AP source: Nets 'confident' about Anthony deal

By Tom Canavan

Associated Press

Published: Monday, Feb. 21 2011 6:30 p.m. MST

West's Kobe Bryant, right, of the Los Angeles Lakers, celebrates with Carmelo Anthony, of the Denver Nuggets, after the West beat the East 148-143 in the NBA basketball All-Star Game on Sunday, Feb. 20, 2011, in Los Angeles.

Matt Sayles, Associated Press

NEWARK, N.J. — While the Nets remain confident about acquiring Carmelo Anthony, a person familiar with the trade talks says New Jersey is interested in acquiring some former Knicks if the Denver Nuggets decide to ship Anthony to New York.

The person insists the Nets remain "confident" they can acquire Anthony in a deal that would ship point guard Devin Harris, rookie Derrick Favors, two other players and four first-round draft picks to Denver. If the deal falls through or Anthony is dealt to the Knicks instead, the Nets are prepared to pick up some of the pieces.

The person spoke to The Associated Press on the condition of anonymity because the person was not authorized to speak for the team.

The Nets and Nuggets have talked about a deal in which New Jersey will send two first-round draft picks to Denver for Russian center Timofey Mozgov and one of the three other players the Knicks reportedly are willing to send to Denver — Danilo Gallinari, Wilson Chandler or Raymond Felton — according to the person familiar with the talks.

Knicks coach Mike D'Antoni said Monday he was "ready for anything."

"I think everybody is waiting the next three days to see what happens, see the cosmetics, see if it's big," he said. "We're ready for anything but we do business as usual. We're preparing for Milwaukee."

The Knicks return from the All-Star break against the Bucks on Wednesday, less than 24 hours before the trade deadline, not knowing what their roster may look like.
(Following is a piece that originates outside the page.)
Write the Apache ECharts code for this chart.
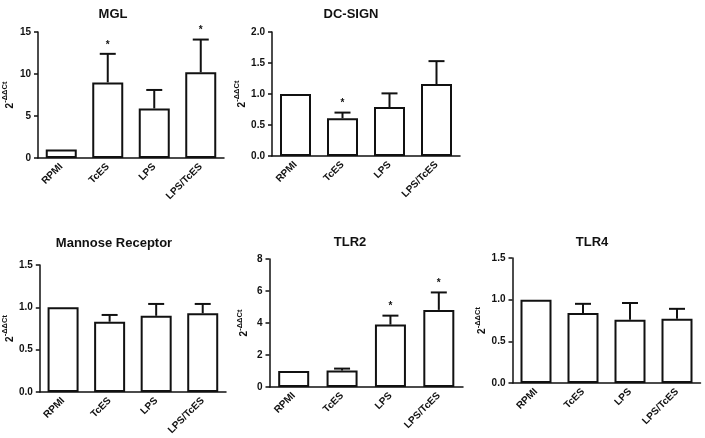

Gallinari, Felton, Mozgov and Chandler were all at practice Monday.

Asked if he favored trading for Anthony while giving up three starters, D'Antoni said: "We could sit here, debate all day, but I'm not going to do it. It's just not worth it."

Anthony had said he hoped to resolve his future by the end of All-Star weekend while the entire basketball world gathered in Los Angeles. Instead, he remains a Nugget for now.

Gallinari, whose name has been mentioned ever since the Anthony trade talks started, said he had not talked to Knicks president Donnie Walsh and D'Antoni.

"We didn't talk about it because it's been getting old," he said. "The same thing for a month, more than that. We're talking about this team, what I should do, what I could do and what's my job, reach our goals. We're not talking about the trade.

"It's tough to leave New York. It's part of the NBA life and it's part of how the NBA works. You got to deal with that."

The Melodrama reached perhaps its most bizarre point Sunday. Nets owner Mikhail Prokhorov essentially said at least the Nets drove up New York's price. And the Knicks hierarchy insisted they were unified in their pursuit of the All-Star forward amid reports someone who no longer works for the team — Isiah Thomas — was pulling the strings.

Anthony finally acknowledged meeting with Prokhorov and Madison Square Garden chairman James Dolan, saying they were "generic meetings that (the Nuggets) allowed me to take, but nothing specific."

AP Basketball Writer Brian Mahoney in Los Angeles and freelance writer Adriano Torres in Greenburgh, N.Y., contributed to this report.